Exhibit 10.17
ENFIELD FEDERAL SAVINGS AND LOAN ASSOCIATION
ONE YEAR CHANGE IN CONTROL AGREEMENT
This One Year Change In
Control Agreement is made and entered into
on
December 8, 2008 (the "Effective Date") by and between
Enfield Federal Savings
and Loan Association (the
"Association") a federally chartered
financial
institution, with its principal
offices at 855 Enfield Street,
Enfield,
Connecticut 06082, Michael J. Marcucci ("Executive") and New
England Bancshares,
Inc. (the "Company"), a Maryland
corporation and the holding company of the
Association, as guarantor (the "Agreement"). Any reference to the
"Bank" as used
herein shall mean Valley Bank, an affiliate of the Association.
WHEREAS, the
Association recognizes the importance of Executive to
the
Association's operations and wishes to protect his position with
the Association
in the event of a Change in Control of the Association
or the Company for the
period provided for in this Agreement; and
WHEREAS, Executive and the Board of
Directors of the Association desire to
enter into this Agreement setting forth the terms and conditions of
payments due
to Executive in the event of a Change in Control
and the related rights and
obligations of each of the parties.
NOW, THEREFORE, in
consideration of the promises and mutual covenants
herein contained, it is hereby agreed as follows:
1. Term of Agreement.
(a) The term of this
Agreement shall be (i) the initial term, consisting
of the period commencing on the
Effective Date and ending on the
first
anniversary of the Effective Date, plus
(ii) any and all extensions of the
initial term made pursuant to this Section 1.
(b) Commencing on
the first anniversary of the
Effective Date and
continuing each anniversary date
thereafter, the Board of Directors of the
Association (the "Board of Directors") may extend the term of this
Agreement for
an additional one (1) year period beyond the then
effective expiration date,
provided that Executive shall not have given at least
sixty (60) days' written
notice of his desire that the term not be extended.
(c)
Notwithstanding anything in this Section to
the contrary, this
Agreement shall terminate if Executive or the Association
terminates Executive's
employment prior to a Change in Control.
2. Change in Control.
(a) Upon the occurrence
of a Change in Control of the Association or the
Company followed at any time
during the term of this
Agreement by the
termination of Executive's employment
in accordance with the terms of this
Agreement, other than for Just Cause,
as defined in Section 2(c) of this
Agreement, the provisions of Section 3 of this Agreement
shall apply.
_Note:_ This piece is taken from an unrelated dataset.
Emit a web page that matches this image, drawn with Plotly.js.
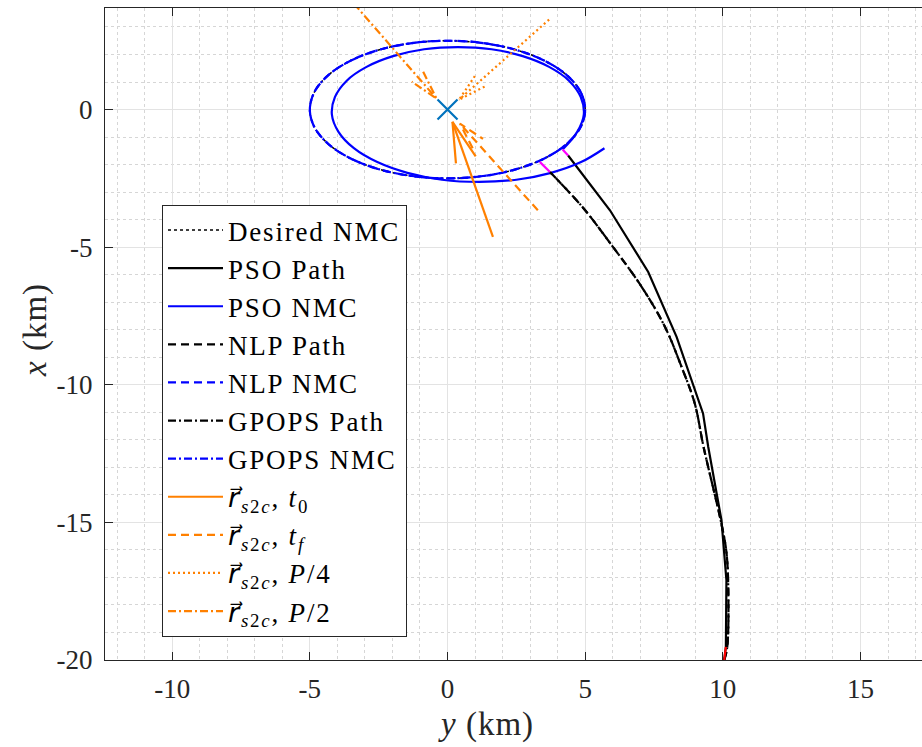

Upon the
occurrence of a Change in Control, Executive shall have the right
to elect to
<PAGE>
voluntarily terminate his employment at
any time during the term of this
Agreement following an event constituting "Good Reason."
"Good Reason" means,
unless Executive has consented in writing thereto,
the occurrence following a Change in Control, of any of the
following:
(i)
the assignment to Executive
of any duties materially
inconsistent with Executive's position, including any material
change in status, title, authority, duties or responsibilities
or any other action that results in a
material diminution in
such status, title, authority, duties or
responsibilities,
excluding for this purpose an isolated,
insubstantial and
inadvertent action not taken in bad faith and that is remedied
by the Association or Executive's employer reasonably promptly
after receipt of notice thereof given by the Executive;
(ii) a material reduction by
the Association or Executive's
employer of the Executive's base salary in effect
immediately
prior to the Change in Control;
(iii) the relocation of the Executive's office to
a location more
than
twenty-five (25) miles from its location as of the date
of this Agreement;
(iv) the taking of any action by the
Association or any of its
affiliates or successors that would
materially adversely
affect the Executive's overall
compensation and benefits
package, unless such changes to the compensation and
benefits
package are made on a
non-discriminatory basis to all
employees; or
(v) the failure of the
Association or the affiliate of the
Association by which Executive is employed, or any
affiliate
that directly or indirectly owns or controls any affiliate
by
which Executive is employed, to obtain
the assumption in
writing of the Association's
obligation to perform this
Agreement by any successor to all or substantially all of
the
assets of the Association or such affiliate within thirty (30)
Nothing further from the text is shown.